Barton Keyes, the insurance investigator played by Edward G. Robinson, explains to the Pacific All-Risk company’s CEO Mr Norton the killer lines that actuaries love: "Come on, you never read an actuarial table in your life. I've got 10 volumes on suicide alone. Suicide by race, by color, by occupation, by sex, by seasons of the year, by time of day. Suicide, how committed: by poisons, by firearms, by drowning, by leaps. Suicide by poison, subdivided by types of poison, such as corrosive, irritant, systemic, gaseous, narcotic, alkaloid, protein, and so forth. Suicide by leaps, subdivided by leaps from high places, under wheels of trains, under wheels of trucks, under the feet of horses, from steamboats. But Mr. Norton, of all the cases on record there's not one single case of suicide by leap from the rear end of a moving train."

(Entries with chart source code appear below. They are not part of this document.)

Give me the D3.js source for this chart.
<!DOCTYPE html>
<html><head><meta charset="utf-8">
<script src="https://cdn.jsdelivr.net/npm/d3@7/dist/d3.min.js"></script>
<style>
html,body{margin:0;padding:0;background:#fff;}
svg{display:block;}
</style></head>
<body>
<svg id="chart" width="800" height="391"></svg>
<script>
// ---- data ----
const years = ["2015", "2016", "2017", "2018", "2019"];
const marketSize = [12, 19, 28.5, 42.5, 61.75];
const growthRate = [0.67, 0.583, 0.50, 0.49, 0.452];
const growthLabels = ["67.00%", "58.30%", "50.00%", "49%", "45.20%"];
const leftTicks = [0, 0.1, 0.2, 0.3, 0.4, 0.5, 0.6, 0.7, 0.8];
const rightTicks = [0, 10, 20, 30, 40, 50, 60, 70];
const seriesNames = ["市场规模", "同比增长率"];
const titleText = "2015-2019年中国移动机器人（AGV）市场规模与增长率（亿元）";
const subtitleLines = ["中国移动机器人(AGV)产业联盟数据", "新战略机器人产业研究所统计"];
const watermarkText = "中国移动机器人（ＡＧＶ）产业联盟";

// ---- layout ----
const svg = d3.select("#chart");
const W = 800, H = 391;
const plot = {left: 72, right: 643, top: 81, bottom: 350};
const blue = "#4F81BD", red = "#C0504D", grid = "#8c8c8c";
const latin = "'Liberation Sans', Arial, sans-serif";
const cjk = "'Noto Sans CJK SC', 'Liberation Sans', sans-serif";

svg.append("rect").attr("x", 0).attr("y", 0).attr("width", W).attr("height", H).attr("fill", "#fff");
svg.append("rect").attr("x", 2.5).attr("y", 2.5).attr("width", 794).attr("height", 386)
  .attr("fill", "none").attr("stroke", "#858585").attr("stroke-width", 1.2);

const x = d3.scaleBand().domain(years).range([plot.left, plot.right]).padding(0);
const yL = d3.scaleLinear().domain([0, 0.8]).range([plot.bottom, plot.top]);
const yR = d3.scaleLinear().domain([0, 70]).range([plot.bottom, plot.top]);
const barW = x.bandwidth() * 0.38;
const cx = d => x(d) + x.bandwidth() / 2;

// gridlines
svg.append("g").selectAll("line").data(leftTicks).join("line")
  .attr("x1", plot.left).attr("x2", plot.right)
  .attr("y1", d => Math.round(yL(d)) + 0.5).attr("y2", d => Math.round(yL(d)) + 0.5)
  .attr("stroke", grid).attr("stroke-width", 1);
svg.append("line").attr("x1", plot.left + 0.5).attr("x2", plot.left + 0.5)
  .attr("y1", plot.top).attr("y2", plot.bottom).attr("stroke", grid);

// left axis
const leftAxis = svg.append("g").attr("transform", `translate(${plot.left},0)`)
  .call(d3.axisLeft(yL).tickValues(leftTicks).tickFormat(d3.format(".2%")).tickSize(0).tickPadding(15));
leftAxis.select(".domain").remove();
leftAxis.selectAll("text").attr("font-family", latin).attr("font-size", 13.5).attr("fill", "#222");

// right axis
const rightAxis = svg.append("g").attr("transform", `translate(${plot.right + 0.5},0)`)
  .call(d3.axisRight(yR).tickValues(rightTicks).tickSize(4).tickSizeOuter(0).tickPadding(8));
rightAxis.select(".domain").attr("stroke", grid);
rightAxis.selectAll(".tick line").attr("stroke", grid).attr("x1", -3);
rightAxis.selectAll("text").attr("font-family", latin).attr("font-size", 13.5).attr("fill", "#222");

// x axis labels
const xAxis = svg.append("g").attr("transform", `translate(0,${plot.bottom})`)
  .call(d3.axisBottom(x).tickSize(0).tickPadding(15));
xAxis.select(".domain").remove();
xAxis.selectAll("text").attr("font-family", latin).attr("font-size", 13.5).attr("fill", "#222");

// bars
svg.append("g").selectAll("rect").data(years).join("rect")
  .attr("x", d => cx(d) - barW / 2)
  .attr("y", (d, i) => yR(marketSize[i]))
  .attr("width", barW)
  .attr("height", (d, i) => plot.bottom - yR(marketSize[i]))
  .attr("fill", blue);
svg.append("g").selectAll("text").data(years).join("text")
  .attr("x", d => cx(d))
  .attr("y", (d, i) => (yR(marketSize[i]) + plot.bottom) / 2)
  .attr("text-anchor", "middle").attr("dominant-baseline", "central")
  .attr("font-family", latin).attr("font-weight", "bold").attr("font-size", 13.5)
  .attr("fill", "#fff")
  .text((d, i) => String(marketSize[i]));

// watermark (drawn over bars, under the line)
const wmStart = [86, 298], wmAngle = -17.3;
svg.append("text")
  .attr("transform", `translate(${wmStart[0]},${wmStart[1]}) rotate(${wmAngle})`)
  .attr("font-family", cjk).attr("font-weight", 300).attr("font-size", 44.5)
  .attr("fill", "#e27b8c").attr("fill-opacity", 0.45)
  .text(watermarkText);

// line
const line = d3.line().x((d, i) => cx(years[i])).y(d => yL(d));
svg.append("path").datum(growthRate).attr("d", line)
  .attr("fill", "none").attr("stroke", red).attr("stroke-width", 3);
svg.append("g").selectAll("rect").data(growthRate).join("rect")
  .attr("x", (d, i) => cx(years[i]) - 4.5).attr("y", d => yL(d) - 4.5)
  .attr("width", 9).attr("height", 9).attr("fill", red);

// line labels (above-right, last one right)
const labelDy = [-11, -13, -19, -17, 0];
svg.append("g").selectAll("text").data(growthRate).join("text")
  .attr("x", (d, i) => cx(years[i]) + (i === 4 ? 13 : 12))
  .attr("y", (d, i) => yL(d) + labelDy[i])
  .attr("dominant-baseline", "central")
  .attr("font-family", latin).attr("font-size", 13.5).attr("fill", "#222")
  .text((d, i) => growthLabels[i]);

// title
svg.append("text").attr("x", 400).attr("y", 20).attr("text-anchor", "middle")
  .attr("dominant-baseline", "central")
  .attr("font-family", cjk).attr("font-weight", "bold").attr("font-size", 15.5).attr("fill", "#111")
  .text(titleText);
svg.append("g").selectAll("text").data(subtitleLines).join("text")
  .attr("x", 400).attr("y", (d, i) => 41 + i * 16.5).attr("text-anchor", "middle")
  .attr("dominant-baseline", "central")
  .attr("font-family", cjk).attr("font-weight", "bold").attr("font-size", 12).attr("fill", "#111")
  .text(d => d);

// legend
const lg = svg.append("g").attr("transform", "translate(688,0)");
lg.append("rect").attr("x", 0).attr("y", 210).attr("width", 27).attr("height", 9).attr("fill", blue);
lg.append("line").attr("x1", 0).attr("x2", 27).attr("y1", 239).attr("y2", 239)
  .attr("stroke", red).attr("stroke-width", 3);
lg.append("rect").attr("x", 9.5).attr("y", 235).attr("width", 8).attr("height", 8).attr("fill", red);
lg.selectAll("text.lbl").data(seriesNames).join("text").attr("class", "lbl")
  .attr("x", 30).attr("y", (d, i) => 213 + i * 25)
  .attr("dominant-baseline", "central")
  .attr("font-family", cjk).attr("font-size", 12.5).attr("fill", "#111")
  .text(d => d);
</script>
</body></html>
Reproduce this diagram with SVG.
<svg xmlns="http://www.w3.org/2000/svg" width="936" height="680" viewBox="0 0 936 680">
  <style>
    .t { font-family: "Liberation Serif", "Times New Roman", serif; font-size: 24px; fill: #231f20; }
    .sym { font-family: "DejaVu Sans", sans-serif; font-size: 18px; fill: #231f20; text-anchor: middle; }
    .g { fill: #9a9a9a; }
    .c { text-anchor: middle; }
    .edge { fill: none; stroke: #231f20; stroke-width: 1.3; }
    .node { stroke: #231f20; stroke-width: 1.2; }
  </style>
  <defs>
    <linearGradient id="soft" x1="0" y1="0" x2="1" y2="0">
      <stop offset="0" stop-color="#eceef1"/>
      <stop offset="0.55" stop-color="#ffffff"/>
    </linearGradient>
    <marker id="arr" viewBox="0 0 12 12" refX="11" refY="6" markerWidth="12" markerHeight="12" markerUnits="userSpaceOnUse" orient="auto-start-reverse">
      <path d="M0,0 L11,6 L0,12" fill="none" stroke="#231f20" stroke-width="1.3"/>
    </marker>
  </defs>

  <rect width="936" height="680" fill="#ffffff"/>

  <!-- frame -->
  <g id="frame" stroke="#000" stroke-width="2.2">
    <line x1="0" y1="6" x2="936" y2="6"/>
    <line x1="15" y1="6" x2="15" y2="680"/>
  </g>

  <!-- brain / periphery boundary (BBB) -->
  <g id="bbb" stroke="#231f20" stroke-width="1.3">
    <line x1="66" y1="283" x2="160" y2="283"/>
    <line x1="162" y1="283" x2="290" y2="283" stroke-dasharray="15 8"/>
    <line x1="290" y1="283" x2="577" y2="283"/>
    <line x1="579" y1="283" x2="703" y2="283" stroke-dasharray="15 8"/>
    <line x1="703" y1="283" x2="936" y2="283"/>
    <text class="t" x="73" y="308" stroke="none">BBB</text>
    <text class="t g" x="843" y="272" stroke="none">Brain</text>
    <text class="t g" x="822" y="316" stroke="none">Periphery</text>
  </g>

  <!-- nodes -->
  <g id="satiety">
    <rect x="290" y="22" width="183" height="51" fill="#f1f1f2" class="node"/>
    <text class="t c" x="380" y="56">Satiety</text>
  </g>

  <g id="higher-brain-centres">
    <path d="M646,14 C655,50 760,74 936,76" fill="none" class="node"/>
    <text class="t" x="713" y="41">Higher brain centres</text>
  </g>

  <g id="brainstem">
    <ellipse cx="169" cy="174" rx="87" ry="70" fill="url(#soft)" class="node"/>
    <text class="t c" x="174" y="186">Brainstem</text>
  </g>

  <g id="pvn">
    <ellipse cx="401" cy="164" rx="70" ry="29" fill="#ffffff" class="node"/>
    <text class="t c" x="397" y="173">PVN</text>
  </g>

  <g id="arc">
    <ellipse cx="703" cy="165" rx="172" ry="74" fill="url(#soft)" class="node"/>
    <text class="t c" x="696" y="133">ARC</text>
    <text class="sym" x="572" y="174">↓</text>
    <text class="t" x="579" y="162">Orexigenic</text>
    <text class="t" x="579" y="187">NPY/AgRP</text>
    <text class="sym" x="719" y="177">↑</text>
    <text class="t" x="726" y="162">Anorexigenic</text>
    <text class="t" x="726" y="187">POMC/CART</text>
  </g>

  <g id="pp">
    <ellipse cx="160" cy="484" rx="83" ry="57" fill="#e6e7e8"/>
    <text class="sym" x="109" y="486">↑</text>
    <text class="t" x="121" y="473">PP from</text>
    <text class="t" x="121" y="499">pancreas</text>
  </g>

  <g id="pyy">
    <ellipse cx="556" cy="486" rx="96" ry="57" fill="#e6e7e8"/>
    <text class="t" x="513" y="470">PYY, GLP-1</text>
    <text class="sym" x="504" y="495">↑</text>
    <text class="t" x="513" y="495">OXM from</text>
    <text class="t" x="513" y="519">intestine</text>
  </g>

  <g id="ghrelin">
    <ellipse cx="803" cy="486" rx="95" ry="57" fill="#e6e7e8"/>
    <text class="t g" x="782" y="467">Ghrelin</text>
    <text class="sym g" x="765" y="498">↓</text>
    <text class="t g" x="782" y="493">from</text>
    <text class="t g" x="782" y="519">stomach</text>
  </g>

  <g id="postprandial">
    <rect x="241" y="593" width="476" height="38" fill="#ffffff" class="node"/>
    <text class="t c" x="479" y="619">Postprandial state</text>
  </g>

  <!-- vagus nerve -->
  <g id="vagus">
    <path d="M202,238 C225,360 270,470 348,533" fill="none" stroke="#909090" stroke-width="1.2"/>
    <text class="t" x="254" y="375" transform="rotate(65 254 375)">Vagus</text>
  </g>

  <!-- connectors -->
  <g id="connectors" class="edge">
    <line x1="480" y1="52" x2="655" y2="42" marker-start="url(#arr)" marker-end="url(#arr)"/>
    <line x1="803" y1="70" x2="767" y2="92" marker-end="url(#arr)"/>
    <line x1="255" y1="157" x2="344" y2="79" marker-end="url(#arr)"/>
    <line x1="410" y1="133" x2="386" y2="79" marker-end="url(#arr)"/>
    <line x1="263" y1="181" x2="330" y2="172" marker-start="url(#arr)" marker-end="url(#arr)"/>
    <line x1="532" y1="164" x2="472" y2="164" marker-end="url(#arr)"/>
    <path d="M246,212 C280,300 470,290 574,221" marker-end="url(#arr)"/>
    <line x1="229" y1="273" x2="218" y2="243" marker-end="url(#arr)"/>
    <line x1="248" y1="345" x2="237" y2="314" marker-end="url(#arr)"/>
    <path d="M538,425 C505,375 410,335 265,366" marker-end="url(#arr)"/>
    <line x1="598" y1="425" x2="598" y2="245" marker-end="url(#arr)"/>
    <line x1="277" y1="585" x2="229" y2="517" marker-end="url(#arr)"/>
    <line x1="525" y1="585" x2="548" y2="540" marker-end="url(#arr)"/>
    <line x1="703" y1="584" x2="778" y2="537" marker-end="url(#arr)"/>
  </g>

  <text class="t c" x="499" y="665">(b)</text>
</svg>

This was how actuarial work used to be: Back office with big fat dusty volumes of qualitative information and another set of books of tables with gobbledigook like this:
[This is a formula for a (contingent) annuity. For each n, (vector) p/q and v, there was a table. Like the medical professional says “arthritis” instead of a “joint inflammation”, actuarial science too, has its own language that confuses the general public.]

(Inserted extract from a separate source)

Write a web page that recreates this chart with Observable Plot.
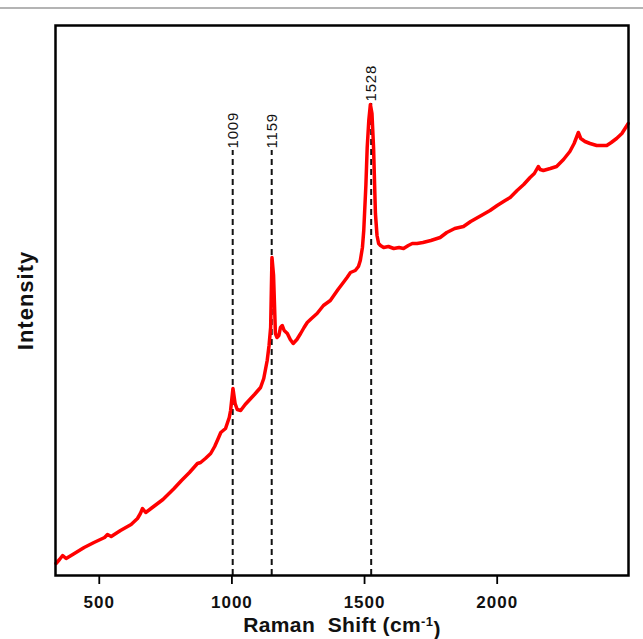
<!DOCTYPE html>
<html><head><meta charset="utf-8">
<script src="https://cdn.jsdelivr.net/npm/d3@7"></script>
<script src="https://cdn.jsdelivr.net/npm/@observablehq/plot@0.6"></script>
<style>
body{margin:0;background:#fff;}
#chart{position:absolute;left:0;top:0;}
#topline{position:absolute;left:0;top:7px;width:643px;height:2px;background:#b4b4b4;}
</style></head><body>
<div id="chart"></div><div id="topline"></div>
<script>
// Raman shift (cm-1) and intensity (arbitrary units)
const shift = [337,350,362,375,400,443,480,520,531,545,580,620,644,655,663,675,700,740,782,810,840,870,882,900,920,935,950,958,976,990,995,1004,1012,1020,1033,1050,1064,1085,1108,1120,1133,1140,1146,1151,1157,1164,1170,1177,1183,1190,1197,1209,1220,1231,1245,1259,1272,1284,1300,1321,1345,1371,1400,1420,1434,1447,1465,1477,1484,1492,1497,1505,1510,1516,1522,1528,1534,1538,1541,1547,1553,1560,1572,1590,1610,1630,1647,1665,1680,1698,1720,1750,1785,1810,1840,1873,1900,1940,1973,2000,2030,2049,2075,2100,2124,2140,2155,2162,2174,2200,2224,2250,2274,2290,2306,2315,2331,2350,2375,2395,2413,2430,2450,2470,2494];
const intensity = [12,16,20,17,21,28,33,38,41,39,45,51,57,62,67,63,68,76,87,95,103,112,113,117,122,129,138,143,147,158,165,187,172,166,165,171,175,181,188,197,215,230,248,318,300,242,238,240,248,250,245,242,236,232,236,242,248,253,257,262,270,275,286,293,298,303,305,309,315,328,345,390,428,455,471,462,428,390,362,340,332,330,328,329,327,328,327,330,332,332,333,335,338,343,347,349,354,360,365,370,375,378,385,391,398,402,409,406,405,407,409,416,424,432,443,437,434,432,430,430,430,433,437,442,452];
const peakShift = [1003, 1150, 1525];
const peakTop = [425, 425, 472];
const peakLabels = ["1009", "1159", "1528"];
const xTicks = [500, 1000, 1500, 2000];
const xTitle = "Raman\u00a0 Shift (cm-1)";
const yTitle = "Intensity";

const spectrum = shift.map((s, i) => ({s, v: intensity[i]}));
const peaks = peakShift.map((s, i) => ({s, top: peakTop[i], label: peakLabels[i]}));

const chart = Plot.plot({
  width: 643, height: 639,
  marginLeft: 55, marginRight: 15, marginTop: 25, marginBottom: 64,
  style: {fontFamily: "'Liberation Sans', Arial, sans-serif", background: "white"},
  x: {domain: [335, 2495]},
  y: {domain: [0, 550], axis: null},
  marks: [
    Plot.ruleX(peaks, {x: "s", y1: 0, y2: "top", stroke: "#111", strokeWidth: 2, strokeDasharray: "6,4"}),
    Plot.line(spectrum, {x: "s", y: "v", stroke: "#ff0000", strokeWidth: 3.5}),
    Plot.text(peaks, {x: "s", y: "top", text: "label", rotate: -90, textAnchor: "start", lineAnchor: "middle", dy: -2, fontSize: 15, fill: "#111", className: "peaklab"}),
    Plot.frame({stroke: "black", strokeWidth: 2.5}),
    Plot.axisX({ticks: xTicks, tickSize: 9, tickPadding: 11, tickFormat: d => String(d), fontSize: 17, fontWeight: "bold", strokeWidth: 1.8, label: null, fill: "#111", className: "xticks"}),
    Plot.text([xTitle], {frameAnchor: "bottom", text: d => d, lineAnchor: "middle", textAnchor: "middle", dy: 50, fontSize: 21, fontWeight: "bold", fill: "#111", className: "xtitle"}),
    Plot.text([yTitle], {frameAnchor: "left", text: d => d, rotate: -90, lineAnchor: "middle", textAnchor: "middle", dx: -30, fontSize: 22, fontWeight: "bold", fill: "#111", className: "ytitle"})
  ]
});
document.getElementById("chart").appendChild(chart);

const svg = d3.select(chart);
svg.selectAll(".xticks text").style("letter-spacing", "1px");
svg.selectAll(".peaklab text").style("letter-spacing", "0.8px");
svg.selectAll(".ytitle text").style("letter-spacing", "1px");
// superscript the "-1" of the axis title
svg.selectAll("text").filter(function(){ return this.textContent === xTitle; }).each(function(){
  const t = d3.select(this);
  t.text("").style("letter-spacing", "0.4px");
  t.append("tspan").text("Raman\u00a0 Shift (cm");
  t.append("tspan").attr("dy", "-0.45em").attr("font-size", "13px").text("-1");
  t.append("tspan").attr("dy", "0.45em").text(")");
});
</script>
</body></html>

The studio allocated a budget for Double Indemnity of $980,000. Wilder stuck to it. The budget allowed him a salary of $44,000 for the four months he spent writing the screenplay with Chandler and $26,000 for the two months he spent directing it. But MacMurray, Stanwyck, and Robinson were paid $100,000 apiece for starring in the movie. The movie made five million at the end (not counting TV reruns and restored digital version sales revenue).
The background score
Miklós Rózsa wrote the score. It flows so naturally that you do not notice it at all. He did not know it then but that kind of doom and gloom score became the defining character of film noir. Billy Wilder never realized that he made the movie in that genre either. Rózsa’s score for the murder scene is a masterpiece. It is a funeral march. The audience does not see the actual deed at all. About the score, he later wrote: “Did I really have to have a G sharp in the second fiddle clashing with a G natural in the violas an octave below? Yes.” His use of Schubert’s Unfinished Eighth was a masterstroke. [It is played in the Hollywood Bowl scene.]
Ignored at the Oscars
The movie had seven nominations. But it did not get any. All went to the movie Going My Way. Wilder felt snubbed by not getting the Best Director Award. He was incensed that he didn't win the Academy Award for the Best Director. When Leo McCarey was running down the aisle to accept the Best Director's Award, Wilder put his foot out and tripped McCarey.
Eighty years on, nobody remembers Going My Way. Double Indemnity routinely comes in the top thirty movies ever made.
*The epitaph of Billy Wilder reads: “I am a writer. But then, nobody’s perfect.”